*Collected material:*
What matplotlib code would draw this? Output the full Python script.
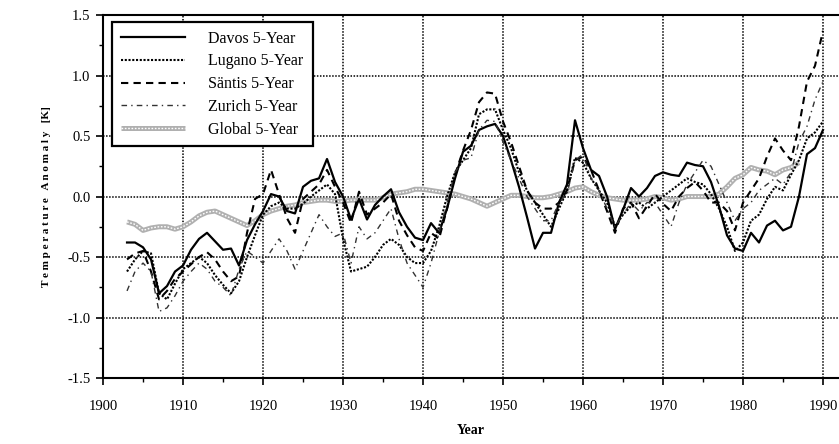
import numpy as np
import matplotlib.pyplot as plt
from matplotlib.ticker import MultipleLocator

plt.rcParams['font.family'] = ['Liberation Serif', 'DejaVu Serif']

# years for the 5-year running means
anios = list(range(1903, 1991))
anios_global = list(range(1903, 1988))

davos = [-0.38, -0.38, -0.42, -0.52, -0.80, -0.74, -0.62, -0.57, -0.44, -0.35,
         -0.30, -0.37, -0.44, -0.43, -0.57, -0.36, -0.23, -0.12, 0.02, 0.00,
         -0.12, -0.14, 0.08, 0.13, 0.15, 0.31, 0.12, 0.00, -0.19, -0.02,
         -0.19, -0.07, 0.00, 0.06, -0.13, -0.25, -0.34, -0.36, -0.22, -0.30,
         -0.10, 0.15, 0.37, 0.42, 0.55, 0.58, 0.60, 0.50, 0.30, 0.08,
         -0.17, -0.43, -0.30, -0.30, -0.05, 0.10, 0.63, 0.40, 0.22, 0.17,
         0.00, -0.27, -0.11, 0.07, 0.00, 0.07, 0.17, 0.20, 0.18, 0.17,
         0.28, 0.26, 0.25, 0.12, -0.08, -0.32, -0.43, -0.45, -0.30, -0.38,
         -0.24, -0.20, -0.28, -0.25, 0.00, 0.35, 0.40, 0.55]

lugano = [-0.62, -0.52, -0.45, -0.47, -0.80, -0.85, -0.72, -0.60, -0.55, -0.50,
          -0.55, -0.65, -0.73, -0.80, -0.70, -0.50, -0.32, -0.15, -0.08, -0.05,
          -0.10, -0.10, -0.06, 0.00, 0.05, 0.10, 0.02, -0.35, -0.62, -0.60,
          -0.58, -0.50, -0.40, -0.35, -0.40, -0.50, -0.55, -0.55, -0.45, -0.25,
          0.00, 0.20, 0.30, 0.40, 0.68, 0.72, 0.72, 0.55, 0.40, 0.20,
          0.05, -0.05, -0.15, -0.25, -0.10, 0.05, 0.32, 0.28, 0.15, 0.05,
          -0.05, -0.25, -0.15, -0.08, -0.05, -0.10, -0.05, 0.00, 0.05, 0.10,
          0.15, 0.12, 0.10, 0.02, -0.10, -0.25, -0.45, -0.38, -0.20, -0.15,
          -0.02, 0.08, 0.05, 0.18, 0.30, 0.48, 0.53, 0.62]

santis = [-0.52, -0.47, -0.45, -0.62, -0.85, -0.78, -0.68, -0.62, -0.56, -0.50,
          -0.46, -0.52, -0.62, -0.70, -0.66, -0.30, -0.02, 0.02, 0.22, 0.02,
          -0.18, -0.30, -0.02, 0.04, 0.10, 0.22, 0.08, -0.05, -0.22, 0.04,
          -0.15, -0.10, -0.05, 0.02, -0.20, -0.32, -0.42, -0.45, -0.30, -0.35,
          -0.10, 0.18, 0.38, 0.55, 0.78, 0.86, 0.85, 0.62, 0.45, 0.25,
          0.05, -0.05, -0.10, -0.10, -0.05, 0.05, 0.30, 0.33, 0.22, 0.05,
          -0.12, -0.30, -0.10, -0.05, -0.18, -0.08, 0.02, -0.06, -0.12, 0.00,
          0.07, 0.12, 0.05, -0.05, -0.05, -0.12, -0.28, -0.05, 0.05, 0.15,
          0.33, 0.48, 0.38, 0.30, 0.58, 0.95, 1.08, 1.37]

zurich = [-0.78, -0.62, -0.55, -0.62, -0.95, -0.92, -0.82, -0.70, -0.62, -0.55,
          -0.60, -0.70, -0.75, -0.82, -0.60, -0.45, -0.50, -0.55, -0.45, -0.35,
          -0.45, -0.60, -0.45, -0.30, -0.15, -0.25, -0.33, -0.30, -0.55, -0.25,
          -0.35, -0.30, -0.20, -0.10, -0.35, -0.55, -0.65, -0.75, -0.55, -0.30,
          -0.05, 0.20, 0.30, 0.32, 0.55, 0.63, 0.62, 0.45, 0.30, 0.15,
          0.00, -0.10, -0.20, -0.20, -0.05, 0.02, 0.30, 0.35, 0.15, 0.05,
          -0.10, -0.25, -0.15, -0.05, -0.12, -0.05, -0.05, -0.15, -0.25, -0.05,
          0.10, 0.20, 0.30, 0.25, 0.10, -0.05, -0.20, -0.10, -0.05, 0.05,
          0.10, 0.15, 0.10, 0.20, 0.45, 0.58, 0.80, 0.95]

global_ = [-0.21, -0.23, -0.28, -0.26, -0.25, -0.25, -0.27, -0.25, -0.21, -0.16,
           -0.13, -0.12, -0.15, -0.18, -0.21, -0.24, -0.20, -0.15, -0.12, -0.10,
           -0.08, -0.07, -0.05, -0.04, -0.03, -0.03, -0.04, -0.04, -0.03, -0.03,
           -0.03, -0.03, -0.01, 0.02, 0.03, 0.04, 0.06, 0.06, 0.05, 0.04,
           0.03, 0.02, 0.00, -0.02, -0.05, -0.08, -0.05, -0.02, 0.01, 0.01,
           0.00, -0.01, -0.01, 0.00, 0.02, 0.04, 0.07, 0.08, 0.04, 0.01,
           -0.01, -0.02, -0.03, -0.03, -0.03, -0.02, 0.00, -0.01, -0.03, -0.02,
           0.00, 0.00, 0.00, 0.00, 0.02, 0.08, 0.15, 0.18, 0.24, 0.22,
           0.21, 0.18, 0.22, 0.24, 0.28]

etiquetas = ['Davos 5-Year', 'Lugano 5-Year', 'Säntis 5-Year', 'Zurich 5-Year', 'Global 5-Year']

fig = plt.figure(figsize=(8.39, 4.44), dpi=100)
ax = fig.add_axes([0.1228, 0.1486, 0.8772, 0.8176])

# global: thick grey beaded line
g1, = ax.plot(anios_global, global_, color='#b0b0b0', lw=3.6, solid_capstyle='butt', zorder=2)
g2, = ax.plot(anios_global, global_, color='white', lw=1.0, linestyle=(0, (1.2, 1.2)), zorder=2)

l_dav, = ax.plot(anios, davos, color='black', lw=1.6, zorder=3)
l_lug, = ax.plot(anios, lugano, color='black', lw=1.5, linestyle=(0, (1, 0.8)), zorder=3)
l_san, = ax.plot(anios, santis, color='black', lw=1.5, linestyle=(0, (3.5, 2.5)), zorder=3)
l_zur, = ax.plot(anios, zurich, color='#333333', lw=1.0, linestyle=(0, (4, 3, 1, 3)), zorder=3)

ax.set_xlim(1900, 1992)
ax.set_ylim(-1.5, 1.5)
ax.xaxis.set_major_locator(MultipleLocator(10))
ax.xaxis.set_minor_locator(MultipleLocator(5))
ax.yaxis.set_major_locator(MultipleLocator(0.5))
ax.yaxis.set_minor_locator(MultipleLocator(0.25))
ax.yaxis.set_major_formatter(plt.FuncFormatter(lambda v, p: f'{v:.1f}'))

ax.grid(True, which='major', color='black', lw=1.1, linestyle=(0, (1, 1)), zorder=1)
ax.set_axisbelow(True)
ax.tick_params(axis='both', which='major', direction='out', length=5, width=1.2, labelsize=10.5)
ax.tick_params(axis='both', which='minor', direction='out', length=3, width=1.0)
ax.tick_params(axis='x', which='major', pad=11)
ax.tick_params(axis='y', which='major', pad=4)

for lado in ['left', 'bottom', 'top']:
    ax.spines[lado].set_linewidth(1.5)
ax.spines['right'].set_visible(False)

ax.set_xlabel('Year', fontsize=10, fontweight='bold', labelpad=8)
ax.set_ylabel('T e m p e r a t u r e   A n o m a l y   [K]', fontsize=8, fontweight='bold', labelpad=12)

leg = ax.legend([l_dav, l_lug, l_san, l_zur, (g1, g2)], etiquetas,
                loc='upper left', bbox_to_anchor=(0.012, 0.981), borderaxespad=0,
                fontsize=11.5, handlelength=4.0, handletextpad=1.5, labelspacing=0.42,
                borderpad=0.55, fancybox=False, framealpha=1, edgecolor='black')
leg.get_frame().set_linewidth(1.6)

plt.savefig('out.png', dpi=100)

*Description of the task:* Please reproduce the listing exactly from its opening line through the line that contains "anios_global = list(range(1903, 1988))", both included, with all pictures omitted.

*Task result:*
What matplotlib code would draw this? Output the full Python script.
import numpy as np
import matplotlib.pyplot as plt
from matplotlib.ticker import MultipleLocator

plt.rcParams['font.family'] = ['Liberation Serif', 'DejaVu Serif']

# years for the 5-year running means
anios = list(range(1903, 1991))
anios_global = list(range(1903, 1988))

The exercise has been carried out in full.